→ **Task to carry out**: Copy the data exactly; pictures stay out of the copy.

→ **Given material**:
☆ ☆ ☆ ☆ ☆

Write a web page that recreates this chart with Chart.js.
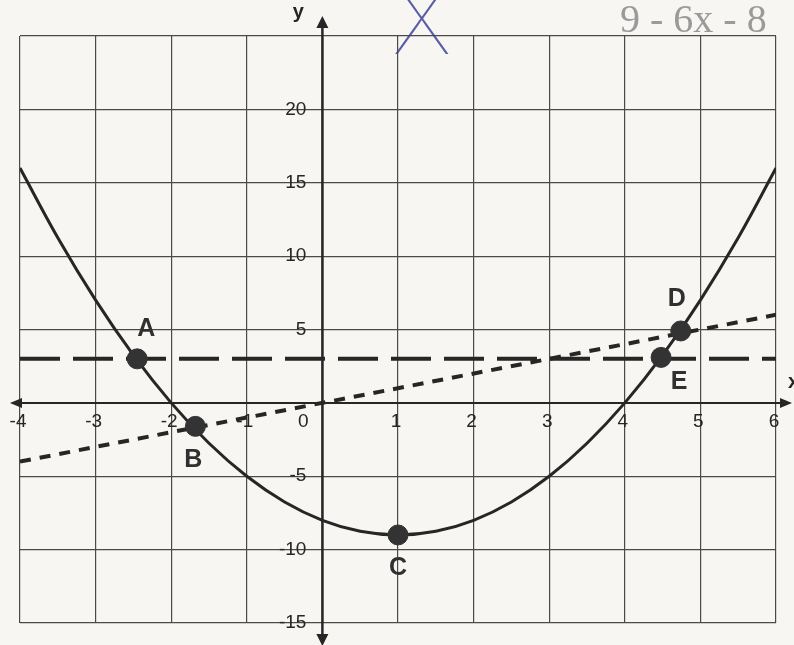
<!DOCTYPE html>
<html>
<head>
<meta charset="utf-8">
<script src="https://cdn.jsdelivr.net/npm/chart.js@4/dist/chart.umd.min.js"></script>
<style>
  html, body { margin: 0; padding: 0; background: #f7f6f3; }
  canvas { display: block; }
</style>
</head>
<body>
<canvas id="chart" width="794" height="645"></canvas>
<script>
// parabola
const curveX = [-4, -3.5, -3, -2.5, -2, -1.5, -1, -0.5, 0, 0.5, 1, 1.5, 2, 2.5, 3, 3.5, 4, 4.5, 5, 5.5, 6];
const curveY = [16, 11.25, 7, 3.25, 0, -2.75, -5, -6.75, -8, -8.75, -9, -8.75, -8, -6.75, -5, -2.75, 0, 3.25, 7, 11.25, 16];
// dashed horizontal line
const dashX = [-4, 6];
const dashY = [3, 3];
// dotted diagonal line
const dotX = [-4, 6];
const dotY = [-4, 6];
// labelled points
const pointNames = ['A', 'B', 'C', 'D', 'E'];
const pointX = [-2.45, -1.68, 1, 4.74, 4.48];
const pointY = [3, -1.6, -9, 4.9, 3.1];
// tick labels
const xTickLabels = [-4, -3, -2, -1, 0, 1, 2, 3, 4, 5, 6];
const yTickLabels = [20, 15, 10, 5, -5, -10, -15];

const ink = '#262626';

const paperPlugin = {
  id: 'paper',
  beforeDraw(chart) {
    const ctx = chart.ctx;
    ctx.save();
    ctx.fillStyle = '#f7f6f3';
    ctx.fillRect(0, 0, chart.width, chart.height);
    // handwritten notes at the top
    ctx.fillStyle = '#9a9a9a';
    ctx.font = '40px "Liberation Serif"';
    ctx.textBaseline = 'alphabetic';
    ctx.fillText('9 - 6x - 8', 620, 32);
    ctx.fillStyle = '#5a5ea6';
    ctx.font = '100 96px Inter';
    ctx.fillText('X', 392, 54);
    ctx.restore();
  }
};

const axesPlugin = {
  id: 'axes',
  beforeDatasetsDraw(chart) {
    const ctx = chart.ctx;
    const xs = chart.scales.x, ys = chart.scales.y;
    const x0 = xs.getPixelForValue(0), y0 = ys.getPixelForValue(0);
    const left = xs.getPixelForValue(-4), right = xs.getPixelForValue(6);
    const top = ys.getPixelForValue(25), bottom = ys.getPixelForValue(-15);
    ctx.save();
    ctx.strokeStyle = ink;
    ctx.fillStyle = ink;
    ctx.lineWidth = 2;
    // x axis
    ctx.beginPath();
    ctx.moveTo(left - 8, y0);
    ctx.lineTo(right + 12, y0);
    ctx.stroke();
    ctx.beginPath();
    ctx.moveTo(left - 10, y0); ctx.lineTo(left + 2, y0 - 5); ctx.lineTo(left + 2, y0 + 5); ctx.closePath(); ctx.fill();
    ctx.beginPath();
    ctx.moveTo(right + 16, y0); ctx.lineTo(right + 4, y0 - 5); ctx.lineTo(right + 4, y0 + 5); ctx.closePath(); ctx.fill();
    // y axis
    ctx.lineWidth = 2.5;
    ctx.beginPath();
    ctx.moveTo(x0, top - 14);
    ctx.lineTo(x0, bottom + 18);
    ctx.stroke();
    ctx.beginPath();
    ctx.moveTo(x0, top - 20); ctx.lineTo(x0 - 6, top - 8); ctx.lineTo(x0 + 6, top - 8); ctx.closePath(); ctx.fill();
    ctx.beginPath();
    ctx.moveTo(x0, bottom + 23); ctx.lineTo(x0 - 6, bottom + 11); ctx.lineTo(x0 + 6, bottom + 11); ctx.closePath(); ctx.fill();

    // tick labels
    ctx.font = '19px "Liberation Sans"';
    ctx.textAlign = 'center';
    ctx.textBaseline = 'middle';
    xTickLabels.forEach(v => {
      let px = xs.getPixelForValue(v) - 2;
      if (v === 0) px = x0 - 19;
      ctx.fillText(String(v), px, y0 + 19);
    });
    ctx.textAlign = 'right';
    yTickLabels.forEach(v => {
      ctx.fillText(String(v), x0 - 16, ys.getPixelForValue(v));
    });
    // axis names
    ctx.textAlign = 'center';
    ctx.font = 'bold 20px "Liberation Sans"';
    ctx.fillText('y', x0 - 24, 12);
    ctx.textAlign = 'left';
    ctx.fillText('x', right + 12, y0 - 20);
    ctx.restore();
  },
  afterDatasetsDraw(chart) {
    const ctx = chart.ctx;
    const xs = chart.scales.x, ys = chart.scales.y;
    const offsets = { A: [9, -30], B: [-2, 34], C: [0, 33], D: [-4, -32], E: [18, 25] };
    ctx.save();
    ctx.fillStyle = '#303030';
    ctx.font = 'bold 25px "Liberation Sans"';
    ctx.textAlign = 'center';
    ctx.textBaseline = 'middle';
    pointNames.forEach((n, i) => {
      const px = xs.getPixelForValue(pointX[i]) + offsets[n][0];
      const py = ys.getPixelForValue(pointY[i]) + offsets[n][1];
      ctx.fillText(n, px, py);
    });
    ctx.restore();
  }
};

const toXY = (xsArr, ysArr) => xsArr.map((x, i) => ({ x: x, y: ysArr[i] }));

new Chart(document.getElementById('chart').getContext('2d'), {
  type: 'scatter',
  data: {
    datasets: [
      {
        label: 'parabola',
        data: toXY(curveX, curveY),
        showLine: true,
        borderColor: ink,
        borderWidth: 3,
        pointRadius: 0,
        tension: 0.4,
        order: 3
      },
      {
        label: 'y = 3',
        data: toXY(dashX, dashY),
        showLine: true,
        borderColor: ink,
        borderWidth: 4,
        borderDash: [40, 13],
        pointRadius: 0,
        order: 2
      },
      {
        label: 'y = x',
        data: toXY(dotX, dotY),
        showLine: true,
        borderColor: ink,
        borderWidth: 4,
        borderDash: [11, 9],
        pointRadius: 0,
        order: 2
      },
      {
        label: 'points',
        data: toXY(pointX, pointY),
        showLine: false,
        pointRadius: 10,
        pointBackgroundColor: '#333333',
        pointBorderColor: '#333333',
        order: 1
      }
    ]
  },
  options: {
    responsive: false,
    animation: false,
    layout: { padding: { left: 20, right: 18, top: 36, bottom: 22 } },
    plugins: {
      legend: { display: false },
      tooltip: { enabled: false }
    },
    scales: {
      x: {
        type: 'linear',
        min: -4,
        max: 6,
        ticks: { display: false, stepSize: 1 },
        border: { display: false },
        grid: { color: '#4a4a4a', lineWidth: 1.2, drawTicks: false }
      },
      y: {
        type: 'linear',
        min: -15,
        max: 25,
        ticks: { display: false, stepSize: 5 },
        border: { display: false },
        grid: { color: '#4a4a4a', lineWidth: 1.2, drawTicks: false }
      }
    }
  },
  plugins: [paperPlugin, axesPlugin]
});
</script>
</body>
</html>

☆ ☆ ☆ ☆ ☆

→ **Answer to the task**:
Write a web page that recreates this chart with Chart.js.
<!DOCTYPE html>
<html>
<head>
<meta charset="utf-8">
<script src="https://cdn.jsdelivr.net/npm/chart.js@4/dist/chart.umd.min.js"></script>
<style>
  html, body { margin: 0; padding: 0; background: #f7f6f3; }
  canvas { display: block; }
</style>
</head>
<body>
<canvas id="chart" width="794" height="645"></canvas>
<script>
// parabola
const curveX = [-4, -3.5, -3, -2.5, -2, -1.5, -1, -0.5, 0, 0.5, 1, 1.5, 2, 2.5, 3, 3.5, 4, 4.5, 5, 5.5, 6];
const curveY = [16, 11.25, 7, 3.25, 0, -2.75, -5, -6.75, -8, -8.75, -9, -8.75, -8, -6.75, -5, -2.75, 0, 3.25, 7, 11.25, 16];
// dashed horizontal line
const dashX = [-4, 6];
const dashY = [3, 3];
// dotted diagonal line
const dotX = [-4, 6];
const dotY = [-4, 6];
// labelled points
const pointNames = ['A', 'B', 'C', 'D', 'E'];
const pointX = [-2.45, -1.68, 1, 4.74, 4.48];
const pointY = [3, -1.6, -9, 4.9, 3.1];
// tick labels
const xTickLabels = [-4, -3, -2, -1, 0, 1, 2, 3, 4, 5, 6];
const yTickLabels = [20, 15, 10, 5, -5, -10, -15];

const ink = '#262626';

const paperPlugin = {
  id: 'paper',
  beforeDraw(chart) {
    const ctx = chart.ctx;
    ctx.save();
    ctx.fillStyle = '#f7f6f3';
    ctx.fillRect(0, 0, chart.width, chart.height);
    // handwritten notes at the top
    ctx.fillStyle = '#9a9a9a';
    ctx.font = '40px "Liberation Serif"';
    ctx.textBaseline = 'alphabetic';
    ctx.fillText('9 - 6x - 8', 620, 32);
    ctx.fillStyle = '#5a5ea6';
    ctx.font = '100 96px Inter';
    ctx.fillText('X', 392, 54);
    ctx.restore();
  }
};

const axesPlugin = {
  id: 'axes',
  beforeDatasetsDraw(chart) {
    const ctx = chart.ctx;
    const xs = chart.scales.x, ys = chart.scales.y;
    const x0 = xs.getPixelForValue(0), y0 = ys.getPixelForValue(0);
    const left = xs.getPixelForValue(-4), right = xs.getPixelForValue(6);
    const top = ys.getPixelForValue(25), bottom = ys.getPixelForValue(-15);
    ctx.save();
    ctx.strokeStyle = ink;
    ctx.fillStyle = ink;
    ctx.lineWidth = 2;
    // x axis
    ctx.beginPath();
    ctx.moveTo(left - 8, y0);
    ctx.lineTo(right + 12, y0);
    ctx.stroke();
    ctx.beginPath();
    ctx.moveTo(left - 10, y0); ctx.lineTo(left + 2, y0 - 5); ctx.lineTo(left + 2, y0 + 5); ctx.closePath(); ctx.fill();
    ctx.beginPath();
    ctx.moveTo(right + 16, y0); ctx.lineTo(right + 4, y0 - 5); ctx.lineTo(right + 4, y0 + 5); ctx.closePath(); ctx.fill();
    // y axis
    ctx.lineWidth = 2.5;
    ctx.beginPath();
    ctx.moveTo(x0, top - 14);
    ctx.lineTo(x0, bottom + 18);
    ctx.stroke();
    ctx.beginPath();
    ctx.moveTo(x0, top - 20); ctx.lineTo(x0 - 6, top - 8); ctx.lineTo(x0 + 6, top - 8); ctx.closePath(); ctx.fill();
    ctx.beginPath();
    ctx.moveTo(x0, bottom + 23); ctx.lineTo(x0 - 6, bottom + 11); ctx.lineTo(x0 + 6, bottom + 11); ctx.closePath(); ctx.fill();

    // tick labels
    ctx.font = '19px "Liberation Sans"';
    ctx.textAlign = 'center';
    ctx.textBaseline = 'middle';
    xTickLabels.forEach(v => {
      let px = xs.getPixelForValue(v) - 2;
      if (v === 0) px = x0 - 19;
      ctx.fillText(String(v), px, y0 + 19);
    });
    ctx.textAlign = 'right';
    yTickLabels.forEach(v => {
      ctx.fillText(String(v), x0 - 16, ys.getPixelForValue(v));
    });
    // axis names
    ctx.textAlign = 'center';
    ctx.font = 'bold 20px "Liberation Sans"';
    ctx.fillText('y', x0 - 24, 12);
    ctx.textAlign = 'left';
    ctx.fillText('x', right + 12, y0 - 20);
    ctx.restore();
  },
  afterDatasetsDraw(chart) {
    const ctx = chart.ctx;
    const xs = chart.scales.x, ys = chart.scales.y;
    const offsets = { A: [9, -30], B: [-2, 34], C: [0, 33], D: [-4, -32], E: [18, 25] };
    ctx.save();
    ctx.fillStyle = '#303030';
    ctx.font = 'bold 25px "Liberation Sans"';
    ctx.textAlign = 'center';
    ctx.textBaseline = 'middle';
    pointNames.forEach((n, i) => {
      const px = xs.getPixelForValue(pointX[i]) + offsets[n][0];
      const py = ys.getPixelForValue(pointY[i]) + offsets[n][1];
      ctx.fillText(n, px, py);
    });
    ctx.restore();
  }
};

const toXY = (xsArr, ysArr) => xsArr.map((x, i) => ({ x: x, y: ysArr[i] }));

new Chart(document.getElementById('chart').getContext('2d'), {
  type: 'scatter',
  data: {
    datasets: [
      {
        label: 'parabola',
        data: toXY(curveX, curveY),
        showLine: true,
        borderColor: ink,
        borderWidth: 3,
        pointRadius: 0,
        tension: 0.4,
        order: 3
      },
      {
        label: 'y = 3',
        data: toXY(dashX, dashY),
        showLine: true,
        borderColor: ink,
        borderWidth: 4,
        borderDash: [40, 13],
        pointRadius: 0,
        order: 2
      },
      {
        label: 'y = x',
        data: toXY(dotX, dotY),
        showLine: true,
        borderColor: ink,
        borderWidth: 4,
        borderDash: [11, 9],
        pointRadius: 0,
        order: 2
      },
      {
        label: 'points',
        data: toXY(pointX, pointY),
        showLine: false,
        pointRadius: 10,
        pointBackgroundColor: '#333333',
        pointBorderColor: '#333333',
        order: 1
      }
    ]
  },
  options: {
    responsive: false,
    animation: false,
    layout: { padding: { left: 20, right: 18, top: 36, bottom: 22 } },
    plugins: {
      legend: { display: false },
      tooltip: { enabled: false }
    },
    scales: {
      x: {
        type: 'linear',
        min: -4,
        max: 6,
        ticks: { display: false, stepSize: 1 },
        border: { display: false },
        grid: { color: '#4a4a4a', lineWidth: 1.2, drawTicks: false }
      },
      y: {
        type: 'linear',
        min: -15,
        max: 25,
        ticks: { display: false, stepSize: 5 },
        border: { display: false },
        grid: { color: '#4a4a4a', lineWidth: 1.2, drawTicks: false }
      }
    }
  },
  plugins: [paperPlugin, axesPlugin]
});
</script>
</body>
</html>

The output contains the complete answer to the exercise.